Source material |
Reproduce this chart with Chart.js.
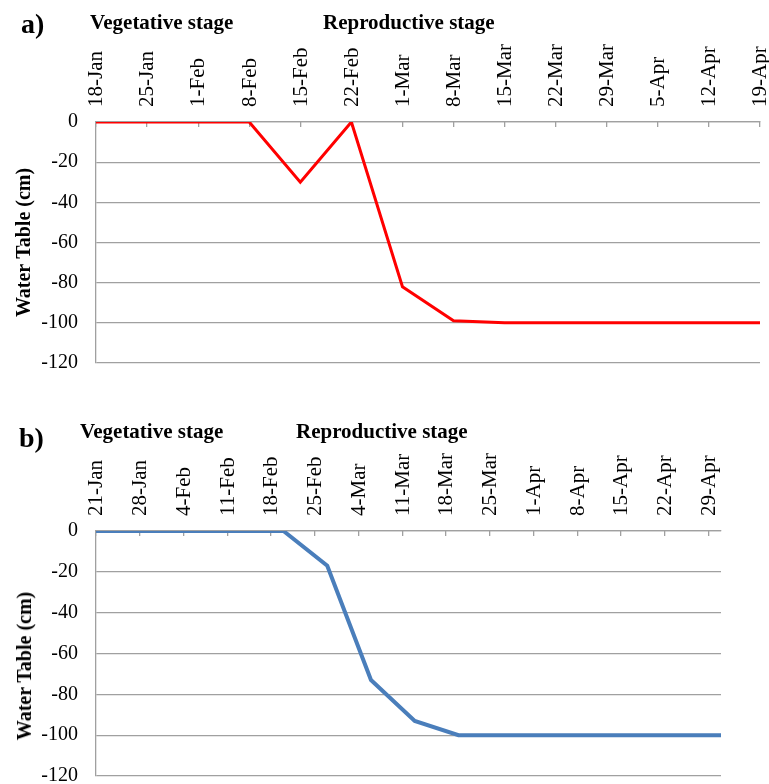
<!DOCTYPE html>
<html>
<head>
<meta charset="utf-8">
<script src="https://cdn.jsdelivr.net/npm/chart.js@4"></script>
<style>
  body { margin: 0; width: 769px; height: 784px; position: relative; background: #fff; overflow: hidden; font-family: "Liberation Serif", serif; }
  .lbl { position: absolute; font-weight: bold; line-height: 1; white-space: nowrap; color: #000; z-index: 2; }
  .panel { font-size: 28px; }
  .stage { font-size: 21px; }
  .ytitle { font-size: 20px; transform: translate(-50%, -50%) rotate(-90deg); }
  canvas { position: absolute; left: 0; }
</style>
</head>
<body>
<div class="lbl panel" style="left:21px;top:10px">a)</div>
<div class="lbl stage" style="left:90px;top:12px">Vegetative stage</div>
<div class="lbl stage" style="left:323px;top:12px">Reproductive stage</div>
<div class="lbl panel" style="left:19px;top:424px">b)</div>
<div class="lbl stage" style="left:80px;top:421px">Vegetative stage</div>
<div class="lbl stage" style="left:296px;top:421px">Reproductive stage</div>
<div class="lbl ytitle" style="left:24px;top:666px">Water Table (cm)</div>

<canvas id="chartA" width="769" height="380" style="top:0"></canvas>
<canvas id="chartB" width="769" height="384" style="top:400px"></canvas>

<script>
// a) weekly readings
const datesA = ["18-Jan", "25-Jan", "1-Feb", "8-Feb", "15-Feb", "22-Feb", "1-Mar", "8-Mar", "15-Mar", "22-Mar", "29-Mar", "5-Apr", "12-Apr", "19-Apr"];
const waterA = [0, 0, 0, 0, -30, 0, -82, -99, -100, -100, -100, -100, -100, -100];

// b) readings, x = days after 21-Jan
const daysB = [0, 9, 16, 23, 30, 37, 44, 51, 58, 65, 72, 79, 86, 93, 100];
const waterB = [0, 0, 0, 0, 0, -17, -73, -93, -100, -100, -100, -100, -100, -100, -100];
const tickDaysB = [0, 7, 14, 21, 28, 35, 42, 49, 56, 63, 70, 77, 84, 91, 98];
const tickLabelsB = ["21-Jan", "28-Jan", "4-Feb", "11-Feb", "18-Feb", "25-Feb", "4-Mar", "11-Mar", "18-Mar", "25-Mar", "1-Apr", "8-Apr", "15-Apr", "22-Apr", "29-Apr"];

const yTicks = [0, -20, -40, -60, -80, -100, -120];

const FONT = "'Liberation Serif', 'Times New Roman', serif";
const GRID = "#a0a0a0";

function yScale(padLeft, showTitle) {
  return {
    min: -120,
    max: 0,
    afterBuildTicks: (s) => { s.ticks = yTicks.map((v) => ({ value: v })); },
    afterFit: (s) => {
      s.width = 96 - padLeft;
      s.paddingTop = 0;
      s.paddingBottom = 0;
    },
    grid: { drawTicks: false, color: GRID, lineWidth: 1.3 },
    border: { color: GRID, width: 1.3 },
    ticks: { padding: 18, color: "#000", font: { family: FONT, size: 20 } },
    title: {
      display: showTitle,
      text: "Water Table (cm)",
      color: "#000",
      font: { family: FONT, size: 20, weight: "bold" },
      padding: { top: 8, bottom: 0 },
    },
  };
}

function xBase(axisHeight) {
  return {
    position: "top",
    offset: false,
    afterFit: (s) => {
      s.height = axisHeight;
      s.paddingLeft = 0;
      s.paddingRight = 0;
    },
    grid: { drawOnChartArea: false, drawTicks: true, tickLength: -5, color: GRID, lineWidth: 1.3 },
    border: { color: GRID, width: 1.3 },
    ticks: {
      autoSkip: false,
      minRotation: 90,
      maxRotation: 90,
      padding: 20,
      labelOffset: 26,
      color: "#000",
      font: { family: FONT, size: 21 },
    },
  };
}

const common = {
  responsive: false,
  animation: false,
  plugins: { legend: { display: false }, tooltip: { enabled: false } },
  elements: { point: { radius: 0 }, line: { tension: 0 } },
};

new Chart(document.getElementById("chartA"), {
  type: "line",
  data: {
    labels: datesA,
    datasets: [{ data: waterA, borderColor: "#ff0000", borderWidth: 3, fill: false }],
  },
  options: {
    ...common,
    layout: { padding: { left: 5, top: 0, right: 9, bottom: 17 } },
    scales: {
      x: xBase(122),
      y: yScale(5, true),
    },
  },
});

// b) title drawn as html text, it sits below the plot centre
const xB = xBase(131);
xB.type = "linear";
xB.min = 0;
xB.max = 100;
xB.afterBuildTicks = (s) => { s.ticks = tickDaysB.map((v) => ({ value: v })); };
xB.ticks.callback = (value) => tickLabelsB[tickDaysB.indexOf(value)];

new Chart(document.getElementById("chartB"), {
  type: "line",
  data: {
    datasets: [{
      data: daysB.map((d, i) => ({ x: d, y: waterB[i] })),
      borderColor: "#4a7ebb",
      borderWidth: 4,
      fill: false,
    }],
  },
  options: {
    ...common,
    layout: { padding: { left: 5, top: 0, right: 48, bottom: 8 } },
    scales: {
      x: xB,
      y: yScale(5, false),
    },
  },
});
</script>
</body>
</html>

Task goal | Give back the whole listing as it stands, minus its pictures.

Full answer |
Reproduce this chart with Chart.js.
<!DOCTYPE html>
<html>
<head>
<meta charset="utf-8">
<script src="https://cdn.jsdelivr.net/npm/chart.js@4"></script>
<style>
  body { margin: 0; width: 769px; height: 784px; position: relative; background: #fff; overflow: hidden; font-family: "Liberation Serif", serif; }
  .lbl { position: absolute; font-weight: bold; line-height: 1; white-space: nowrap; color: #000; z-index: 2; }
  .panel { font-size: 28px; }
  .stage { font-size: 21px; }
  .ytitle { font-size: 20px; transform: translate(-50%, -50%) rotate(-90deg); }
  canvas { position: absolute; left: 0; }
</style>
</head>
<body>
<div class="lbl panel" style="left:21px;top:10px">a)</div>
<div class="lbl stage" style="left:90px;top:12px">Vegetative stage</div>
<div class="lbl stage" style="left:323px;top:12px">Reproductive stage</div>
<div class="lbl panel" style="left:19px;top:424px">b)</div>
<div class="lbl stage" style="left:80px;top:421px">Vegetative stage</div>
<div class="lbl stage" style="left:296px;top:421px">Reproductive stage</div>
<div class="lbl ytitle" style="left:24px;top:666px">Water Table (cm)</div>

<canvas id="chartA" width="769" height="380" style="top:0"></canvas>
<canvas id="chartB" width="769" height="384" style="top:400px"></canvas>

<script>
// a) weekly readings
const datesA = ["18-Jan", "25-Jan", "1-Feb", "8-Feb", "15-Feb", "22-Feb", "1-Mar", "8-Mar", "15-Mar", "22-Mar", "29-Mar", "5-Apr", "12-Apr", "19-Apr"];
const waterA = [0, 0, 0, 0, -30, 0, -82, -99, -100, -100, -100, -100, -100, -100];

// b) readings, x = days after 21-Jan
const daysB = [0, 9, 16, 23, 30, 37, 44, 51, 58, 65, 72, 79, 86, 93, 100];
const waterB = [0, 0, 0, 0, 0, -17, -73, -93, -100, -100, -100, -100, -100, -100, -100];
const tickDaysB = [0, 7, 14, 21, 28, 35, 42, 49, 56, 63, 70, 77, 84, 91, 98];
const tickLabelsB = ["21-Jan", "28-Jan", "4-Feb", "11-Feb", "18-Feb", "25-Feb", "4-Mar", "11-Mar", "18-Mar", "25-Mar", "1-Apr", "8-Apr", "15-Apr", "22-Apr", "29-Apr"];

const yTicks = [0, -20, -40, -60, -80, -100, -120];

const FONT = "'Liberation Serif', 'Times New Roman', serif";
const GRID = "#a0a0a0";

function yScale(padLeft, showTitle) {
  return {
    min: -120,
    max: 0,
    afterBuildTicks: (s) => { s.ticks = yTicks.map((v) => ({ value: v })); },
    afterFit: (s) => {
      s.width = 96 - padLeft;
      s.paddingTop = 0;
      s.paddingBottom = 0;
    },
    grid: { drawTicks: false, color: GRID, lineWidth: 1.3 },
    border: { color: GRID, width: 1.3 },
    ticks: { padding: 18, color: "#000", font: { family: FONT, size: 20 } },
    title: {
      display: showTitle,
      text: "Water Table (cm)",
      color: "#000",
      font: { family: FONT, size: 20, weight: "bold" },
      padding: { top: 8, bottom: 0 },
    },
  };
}

function xBase(axisHeight) {
  return {
    position: "top",
    offset: false,
    afterFit: (s) => {
      s.height = axisHeight;
      s.paddingLeft = 0;
      s.paddingRight = 0;
    },
    grid: { drawOnChartArea: false, drawTicks: true, tickLength: -5, color: GRID, lineWidth: 1.3 },
    border: { color: GRID, width: 1.3 },
    ticks: {
      autoSkip: false,
      minRotation: 90,
      maxRotation: 90,
      padding: 20,
      labelOffset: 26,
      color: "#000",
      font: { family: FONT, size: 21 },
    },
  };
}

const common = {
  responsive: false,
  animation: false,
  plugins: { legend: { display: false }, tooltip: { enabled: false } },
  elements: { point: { radius: 0 }, line: { tension: 0 } },
};

new Chart(document.getElementById("chartA"), {
  type: "line",
  data: {
    labels: datesA,
    datasets: [{ data: waterA, borderColor: "#ff0000", borderWidth: 3, fill: false }],
  },
  options: {
    ...common,
    layout: { padding: { left: 5, top: 0, right: 9, bottom: 17 } },
    scales: {
      x: xBase(122),
      y: yScale(5, true),
    },
  },
});

// b) title drawn as html text, it sits below the plot centre
const xB = xBase(131);
xB.type = "linear";
xB.min = 0;
xB.max = 100;
xB.afterBuildTicks = (s) => { s.ticks = tickDaysB.map((v) => ({ value: v })); };
xB.ticks.callback = (value) => tickLabelsB[tickDaysB.indexOf(value)];

new Chart(document.getElementById("chartB"), {
  type: "line",
  data: {
    datasets: [{
      data: daysB.map((d, i) => ({ x: d, y: waterB[i] })),
      borderColor: "#4a7ebb",
      borderWidth: 4,
      fill: false,
    }],
  },
  options: {
    ...common,
    layout: { padding: { left: 5, top: 0, right: 48, bottom: 8 } },
    scales: {
      x: xB,
      y: yScale(5, false),
    },
  },
});
</script>
</body>
</html>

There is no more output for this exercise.